Does all that matter? It does, for a number of reasons. We are being asked to believe that someone who gave us that fantasy journey can still give us something credible. It also matters very much to the people who had to accept the austerity measures that we were told were essential to get us down the road as quickly as possible. People have suffered, and to find out four years on that we have not actually made much progress is bitter gall for many.
What about the people left behind? The cost of living crisis is real. People’s real earnings have fallen. All the Treasury and Institute for Fiscal Studies figures show, slightly differently, that the people who have lost out most are those at the bottom and the top of the earnings scale. However, for someone to lose 5% when they are earning £3,000 or £4,000 a week is very different from losing 5% when earnings are £150 or £200 a week. The impact on everyday life in the latter case is far greater, because the issue is not about having to cut out a few little extra luxuries—perhaps not go out for a meal as often as one might otherwise have done—but about basic foodstuffs, heating the house and buying clothes for the children. It is not good enough to say that the situation is all right because the people at the very top have also seen an income drop, which makes it fair; in the real world, that is not fair.
The other group that the Budget has rather lost sight of is the unemployed. People often say that unemployment has dropped by such and such a percentage, but the number is still very high. In April to June 2010, 2.46 million people were unemployed; according to today’s figures, the number is 2.33 million. I make that only 130,000 fewer than in 2010. Unemployment, of course, went up between 2010 and now and has come down again, and that doubtless explains some of the percentage drops that people are talking about. However, 130,000 fewer unemployed people, although better than before, is quite marginal.
What are we doing for the 2.3 million unemployed people? There are still 700,000 more people unemployed than before the recession. Where are the measures to get those people into work and to help the young people about whom my hon. Friend the Member for Rotherham (Sarah Champion) spoke so eloquently? There are very few such measures. Talking about percentages going up and down as if we have solved the problem is no answer to people struggling on very low incomes who, in many areas, cannot find jobs no matter how hard they try.
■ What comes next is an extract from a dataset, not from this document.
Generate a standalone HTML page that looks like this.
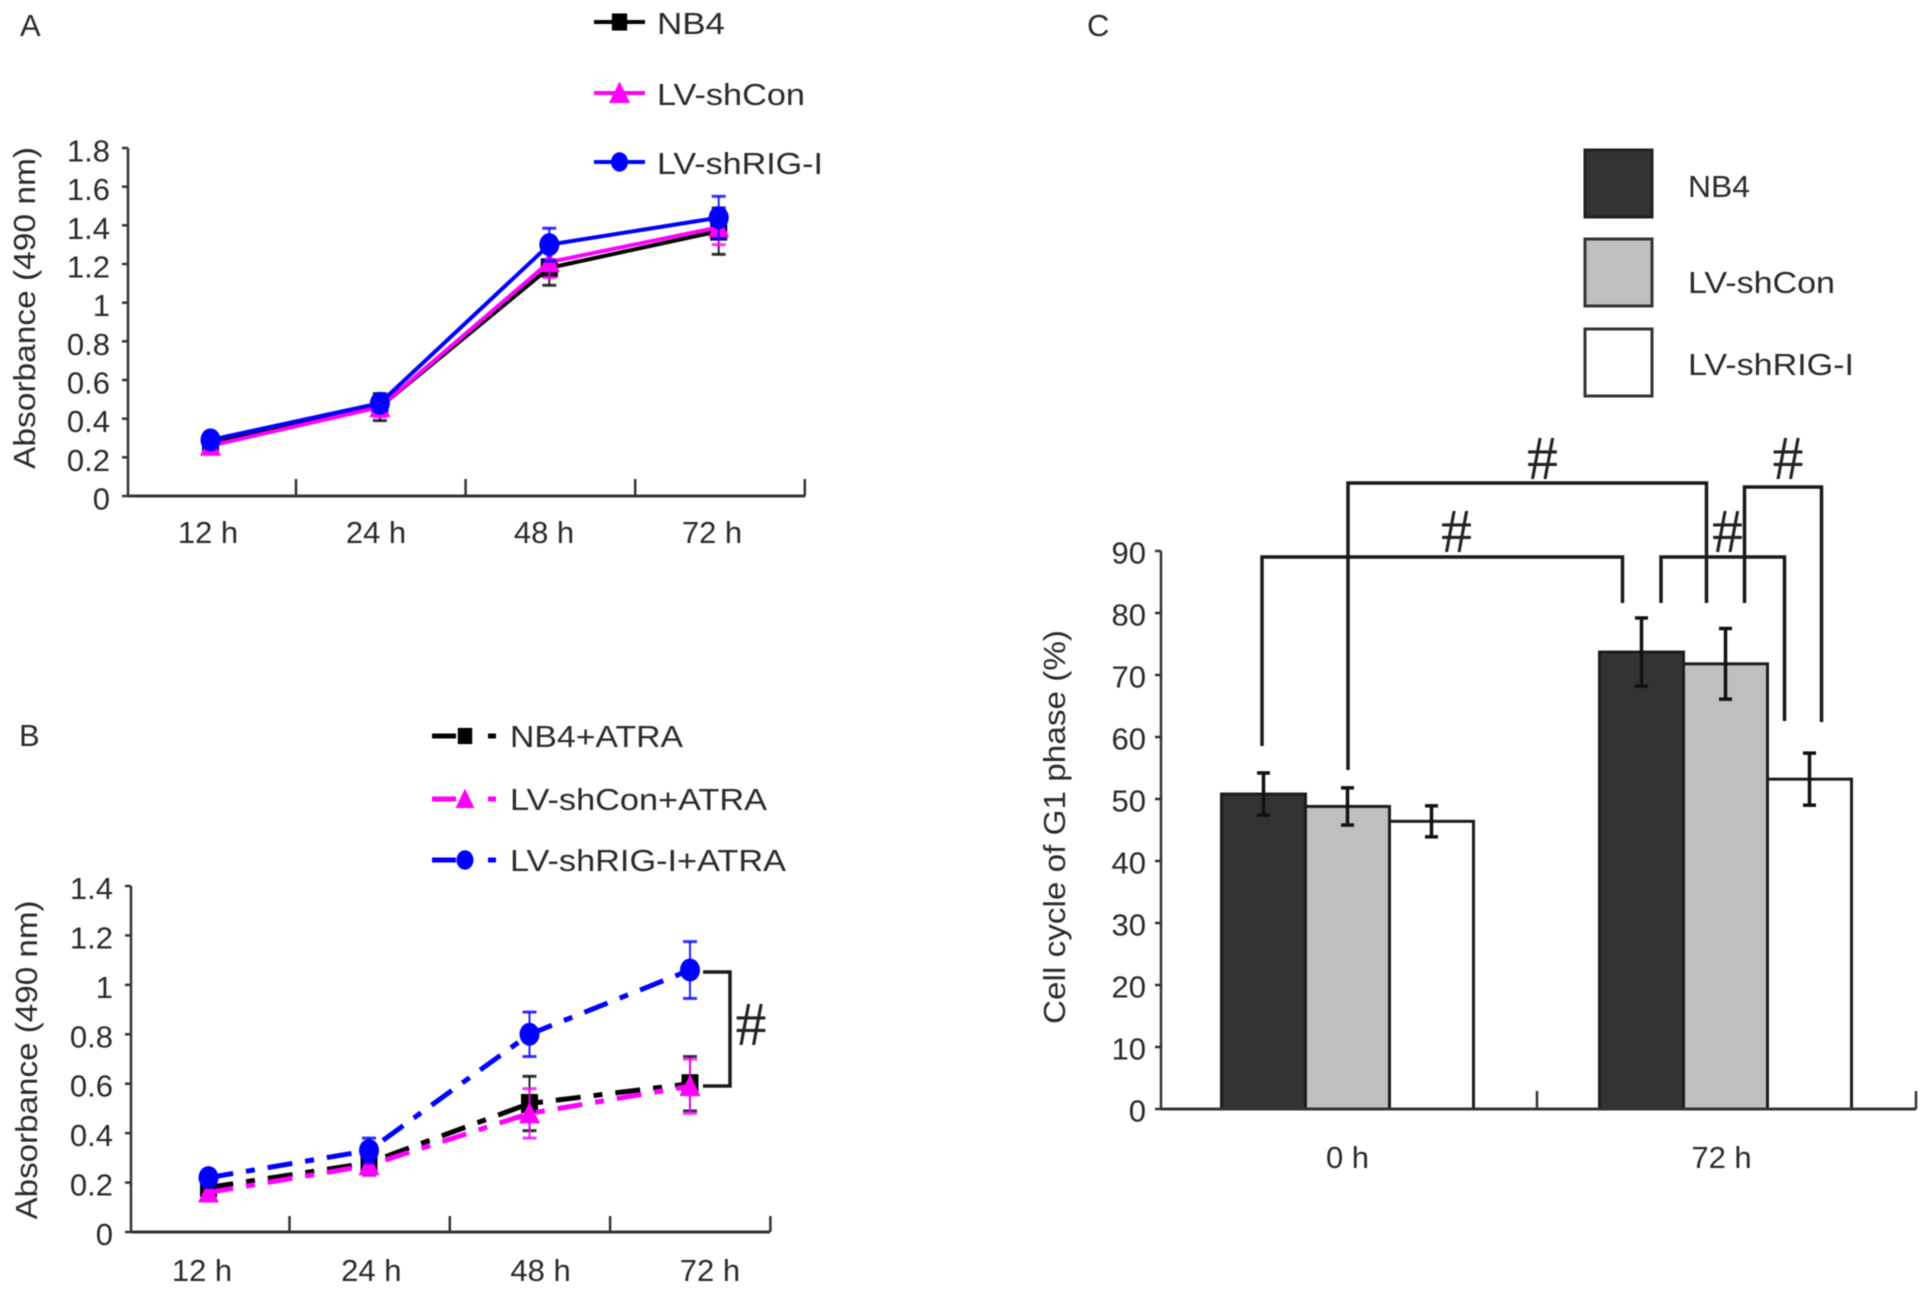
<!DOCTYPE html>
<html lang="en">
<head>
<meta charset="utf-8">
<title>Cell absorbance and G1 phase charts</title>
<style>
html,body{margin:0;padding:0;background:#fff;}
#figure{display:block;width:1930px;height:1296px;filter:blur(0.55px);}
text{font-family:"Liberation Sans",sans-serif;fill:#2a2a2a;font-size:31px;}
.hash{font-family:"Liberation Serif",serif;font-size:62px;fill:#222;text-anchor:middle;}
</style>
</head>
<body>
<svg id="figure" xmlns="http://www.w3.org/2000/svg" width="1930" height="1296" viewBox="0 0 1930 1296">
  <rect x="0" y="0" width="1930" height="1296" fill="#fff"/>

  <text x="20" y="36">A</text>
  <text x="19" y="746">B</text>
  <text x="1087" y="36">C</text>

  <text transform="translate(35,308) rotate(-90)" text-anchor="middle" textLength="322" lengthAdjust="spacingAndGlyphs">Absorbance (490 nm)</text>
  <text transform="translate(37,1060) rotate(-90)" text-anchor="middle" textLength="319" lengthAdjust="spacingAndGlyphs">Absorbance (490 nm)</text>
  <text transform="translate(1065,827) rotate(-90)" text-anchor="middle" textLength="394" lengthAdjust="spacingAndGlyphs">Cell cycle of G1 phase (%)</text>

  <g id="panel-a"></g>
  <g id="panel-b"></g>
  <g id="panel-c"></g>

  <g>
    <text x="657" y="34" textLength="68" lengthAdjust="spacingAndGlyphs">NB4</text>
    <text x="657" y="105" textLength="148" lengthAdjust="spacingAndGlyphs">LV-shCon</text>
    <text x="657" y="174" textLength="166" lengthAdjust="spacingAndGlyphs">LV-shRIG-I</text>
  </g>
  <g>
    <text x="510" y="747" textLength="173" lengthAdjust="spacingAndGlyphs">NB4+ATRA</text>
    <text x="510" y="810" textLength="257" lengthAdjust="spacingAndGlyphs">LV-shCon+ATRA</text>
    <text x="510" y="871" textLength="276" lengthAdjust="spacingAndGlyphs">LV-shRIG-I+ATRA</text>
  </g>
  <g>
    <rect x="1585" y="150" width="67" height="67" fill="#333" stroke="#222" stroke-width="3"/>
    <rect x="1585" y="239" width="67" height="67" fill="#bfbfbf" stroke="#333" stroke-width="3"/>
    <rect x="1585" y="329" width="67" height="67" fill="#fff" stroke="#333" stroke-width="3"/>
    <text x="1688" y="197" textLength="62" lengthAdjust="spacingAndGlyphs">NB4</text>
    <text x="1688" y="293" textLength="147" lengthAdjust="spacingAndGlyphs">LV-shCon</text>
    <text x="1688" y="375" textLength="166" lengthAdjust="spacingAndGlyphs">LV-shRIG-I</text>
  </g>

  <g fill="none" stroke="#1a1a1a" stroke-width="3.5">
    <polyline points="703,972 730,972 730,1086 703,1086"/>
  </g>
  <text class="hash" x="751" y="1045">#</text>

  <g fill="none" stroke="#1a1a1a" stroke-width="3.5">
    <polyline points="1262,746 1262,557 1622.5,557 1622.5,603"/>
    <polyline points="1348,770 1348,483 1706.5,483 1706.5,603"/>
    <polyline points="1661,603 1661,557 1784.5,557 1784.5,721"/>
    <polyline points="1744.5,603 1744.5,487 1821.5,487 1821.5,722"/>
  </g>
  <text class="hash" x="1456.5" y="552">#</text>
  <text class="hash" x="1542.5" y="479">#</text>
  <text class="hash" x="1727.5" y="552">#</text>
  <text class="hash" x="1788" y="479">#</text>
</svg>

<script>
// Panel A data
const categoriesA = ['12 h', '24 h', '48 h', '72 h'];
const ticksA = ['0', '0.2', '0.4', '0.6', '0.8', '1', '1.2', '1.4', '1.6', '1.8'];
const tickValuesA = [0, 0.2, 0.4, 0.6, 0.8, 1, 1.2, 1.4, 1.6, 1.8];
const nb4A = [0.27, 0.46, 1.18, 1.37];
const nb4ErrA = [0.03, 0.07, 0.09, 0.12];
const shConA = [0.26, 0.46, 1.21, 1.39];
const shConErrA = [0.03, 0.05, 0.08, 0.09];
const shRigA = [0.29, 0.48, 1.30, 1.44];
const shRigErrA = [0.03, 0.04, 0.085, 0.11];

// Panel B data
const categoriesB = ['12 h', '24 h', '48 h', '72 h'];
const ticksB = ['0', '0.2', '0.4', '0.6', '0.8', '1', '1.2', '1.4'];
const tickValuesB = [0, 0.2, 0.4, 0.6, 0.8, 1, 1.2, 1.4];
const nb4B = [0.18, 0.28, 0.52, 0.60];
const nb4ErrB = [0.03, 0.05, 0.11, 0.11];
const shConB = [0.16, 0.27, 0.48, 0.59];
const shConErrB = [0.03, 0.04, 0.10, 0.11];
const shRigB = [0.22, 0.33, 0.80, 1.06];
const shRigErrB = [0.03, 0.05, 0.09, 0.115];

// Panel C data
const categoriesC = ['0 h', '72 h'];
const ticksC = ['0', '10', '20', '30', '40', '50', '60', '70', '80', '90'];
const tickValuesC = [0, 10, 20, 30, 40, 50, 60, 70, 80, 90];
const nb4C = [50.8, 73.7];
const nb4ErrC = [3.4, 5.5];
const shConC = [48.8, 71.8];
const shConErrC = [3.0, 5.7];
const shRigC = [46.4, 53.2];
const shRigErrC = [2.5, 4.2];

const NS = 'http://www.w3.org/2000/svg';
function mk(parent, tag, attrs, content) {
  const el = document.createElementNS(NS, tag);
  for (const key in attrs) el.setAttribute(key, attrs[key]);
  if (content !== undefined) el.textContent = content;
  parent.appendChild(el);
  return el;
}

// Scales
const yA = v => 496 - v * (348 / 1.8);
const xA = i => 210.5 + i * 169.4;
const yB = v => 1232 - v * (346 / 1.4);
const xB = i => 208.5 + i * 160.5;
const yC = v => 1109 - v * 6.2;

function drawMarker(g, shape, cx, cy, s, color) {
  let m;
  if (shape === 'square') {
    m = mk(g, 'rect', {x: cx - s * 0.85, y: cy - s * 0.95, width: s * 1.7, height: s * 1.9, fill: color});
  } else if (shape === 'triangle') {
    m = mk(g, 'polygon', {points: (cx) + ',' + (cy - s * 1.15) + ' ' + (cx + s * 1.05) + ',' + (cy + s) + ' ' + (cx - s * 1.05) + ',' + (cy + s), fill: color});
  } else {
    m = mk(g, 'ellipse', {cx: cx, cy: cy, rx: s, ry: s * 1.15, fill: color});
  }
  
  
}

function drawSeries(panel, xs, ys, values, errs, color, shape, dash) {
  const g = mk(panel, 'g', {});
  
  
  values.forEach((v, i) => {
    const e = errs[i];
    const stem = mk(g, 'line', {x1: xs(i), x2: xs(i), y1: ys(v - e), y2: ys(v + e), stroke: color, 'stroke-width': 2, 'stroke-opacity': 0.85});
    
    
    [v - e, v + e].forEach(w => {
      const cap = mk(g, 'line', {x1: xs(i) - 7, x2: xs(i) + 7, y1: ys(w), y2: ys(w), stroke: color, 'stroke-width': 3, 'stroke-opacity': 0.8});
      
      
    });
  });
  const pts = values.map((v, i) => xs(i) + ',' + ys(v)).join(' ');
  const attrs = {points: pts, fill: 'none', stroke: color, 'stroke-width': dash ? 5 : 4};
  if (dash) attrs['stroke-dasharray'] = dash;
  const line = mk(g, 'polyline', attrs);
  
  
  values.forEach((v, i) => drawMarker(g, shape, xs(i), ys(v), 10, color));
}

function drawYAxis(panel, x, ys, tickValues, tickLabels, labelRight, offset) {
  const top = ys(tickValues[tickValues.length - 1]);
  const bottom = ys(tickValues[0]);
  const axis = mk(panel, 'line', {x1: x, x2: x, y1: top, y2: bottom, stroke: '#333', 'stroke-width': 2.5});
  
  
  tickValues.forEach((v, i) => {
    const t = mk(panel, 'line', {x1: x - 6, x2: x, y1: ys(v), y2: ys(v), stroke: '#333', 'stroke-width': 2.5});
    
    
    const lab = mk(panel, 'text', {x: labelRight, y: ys(v) + offset, 'text-anchor': 'end'}, tickLabels[i]);
    
    
  });
}

function drawXAxis(panel, x0, x1, y, tickXs, h) {
  const axis = mk(panel, 'line', {x1: x0, x2: x1, y1: y, y2: y, stroke: '#333', 'stroke-width': 3});
  
  
  tickXs.forEach(tx => {
    const t = mk(panel, 'line', {x1: tx, x2: tx, y1: y - h, y2: y, stroke: '#333', 'stroke-width': 2.5});
    
    
  });
}

function drawXLabels(panel, labels, xs, y) {
  labels.forEach((c, i) => {
    const lab = mk(panel, 'text', {x: xs(i), y: y, 'text-anchor': 'middle'}, c);
    
    
  });
}

function legendLine(panel, x0, x1, y, color, shape, s, dashed) {
  const g = mk(panel, 'g', {});
  
  
  const mid = dashed ? x0 + 33 : (x0 + x1) / 2;
  if (dashed) {
    mk(g, 'line', {x1: x0, x2: x0 + 24, y1: y, y2: y, stroke: color, 'stroke-width': 5});
    mk(g, 'line', {x1: x1 - 8, x2: x1, y1: y, y2: y, stroke: color, 'stroke-width': 5});
  } else {
    mk(g, 'line', {x1: x0, x2: x1, y1: y, y2: y, stroke: color, 'stroke-width': 4});
  }
  drawMarker(g, shape, mid, y, s, color);
}

// Panel A
const panelA = document.getElementById('panel-a');
drawYAxis(panelA, 128, yA, tickValuesA, ticksA, 110, 13.5);
drawXAxis(panelA, 128, 805, 496, categoriesA.map((c, i) => 296 + i * 169.6), 17);
drawXLabels(panelA, categoriesA, i => 208 + i * 168, 543);
drawSeries(panelA, xA, yA, nb4A, nb4ErrA, '#000', 'square');
drawSeries(panelA, xA, yA, shConA, shConErrA, '#ff00ff', 'triangle');
drawSeries(panelA, xA, yA, shRigA, shRigErrA, '#0000ff', 'circle');
legendLine(panelA, 594, 645, 22, '#000', 'square', 9);
legendLine(panelA, 594, 645, 93, '#ff00ff', 'triangle', 10);
legendLine(panelA, 594, 645, 162, '#0000ff', 'circle', 8.5);

// Panel B
const panelB = document.getElementById('panel-b');
const dashPattern = '25 13 9 13';
drawYAxis(panelB, 131, yB, tickValuesB, ticksB, 113, 13);
drawXAxis(panelB, 131, 770, 1232, categoriesB.map((c, i) => 289.5 + i * 160.3), 16);
drawXLabels(panelB, categoriesB, i => 202 + i * 169.3, 1281);
drawSeries(panelB, xB, yB, nb4B, nb4ErrB, '#000', 'square', dashPattern);
drawSeries(panelB, xB, yB, shConB, shConErrB, '#ff00ff', 'triangle', dashPattern);
drawSeries(panelB, xB, yB, shRigB, shRigErrB, '#0000ff', 'circle', dashPattern);
legendLine(panelB, 432, 496, 736, '#000', 'square', 8.5, true);
legendLine(panelB, 432, 496, 799, '#ff00ff', 'triangle', 9, true);
legendLine(panelB, 432, 496, 860, '#0000ff', 'circle', 8.5, true);

// Panel C
const panelC = document.getElementById('panel-c');
const groupStart = i => 1221.5 + i * 378;
const barWidth = 84;
function drawBars(values, errs, slot, fill, name) {
  values.forEach((v, i) => {
    const x = groupStart(i) + slot * barWidth;
    const bar = mk(panelC, 'rect', {x: x, y: yC(v), width: barWidth, height: yC(0) - yC(v), fill: fill, stroke: '#1c1c1c', 'stroke-width': 3});
    
    
    const cx = x + barWidth / 2;
    const stem = mk(panelC, 'line', {x1: cx, x2: cx, y1: yC(v - errs[i]), y2: yC(v + errs[i]), stroke: '#111', 'stroke-width': 3.5});
    
    
    [v - errs[i], v + errs[i]].forEach(w => {
      const cap = mk(panelC, 'line', {x1: cx - 6.5, x2: cx + 6.5, y1: yC(w), y2: yC(w), stroke: '#111', 'stroke-width': 3.5});
      
      
    });
  });
}
drawBars(nb4C, nb4ErrC, 0, '#333', 'bar-nb4');
drawBars(shConC, shConErrC, 1, '#bfbfbf', 'bar-lv-shcon');
drawBars(shRigC, shRigErrC, 2, '#fff', 'bar-lv-shrig-i');
drawYAxis(panelC, 1161, yC, tickValuesC, ticksC, 1146, 12.5);
drawXAxis(panelC, 1161, 1916, 1109, [1537, 1916], 18);
drawXLabels(panelC, categoriesC, i => 1347.5 + i * 374, 1168);
</script>
</body>
</html>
On the child care proposals, at least one Government Member made a lot of the fact that child care costs for those on universal credit are now to be met by up to 85%. We have now had, or will have had, at least five years of this Government cutting help with child care costs from 80% to 70% for people on tax credits—the predecessor of universal credit. So for each of these five years, those people will have found things much more difficult. It is not clear when families in this situation will even be on universal credit, given how that is going at the moment. Will this provision start when the tax relief starts, or will it start only when these families finally get on to universal credit, if that happens? We have not been told.
Moreover, the proposal is to be paid for not by people who are better-off but by another group of people on universal credit. We do not know which group of people because we have not yet been told; apparently, we will know in the autumn. The change will be financed entirely out of the universal credit budget, so some families with children on universal credit will get a little bit more, but somebody else is going to get a certain amount less.
We always make choices in policies, and that is why debates about matters such as raising the tax threshold are exceptionally important for all of us. The 5 million people who are already below the tax threshold will get nothing out of this move. Some 10% of the total cost, which has already been about £10 billion, goes towards lifting people out of tax; 15% of it goes to people on median earnings of up to £26,000; and three quarters of it goes to people earning above the median. That choice has been made, but it could have been made differently. The money could have been used, and could still be used, to help people on lower earnings. If we want to help low-earning families, there are number of other measures that we might want to use, but we are not using them. This is a choice that the Government are making. Constantly portraying it as something that is there only to help low-earning families does a disservice to those families. They know the situation; they know that they do indeed have a cost of living crisis that is not being resolved by today’s Budget.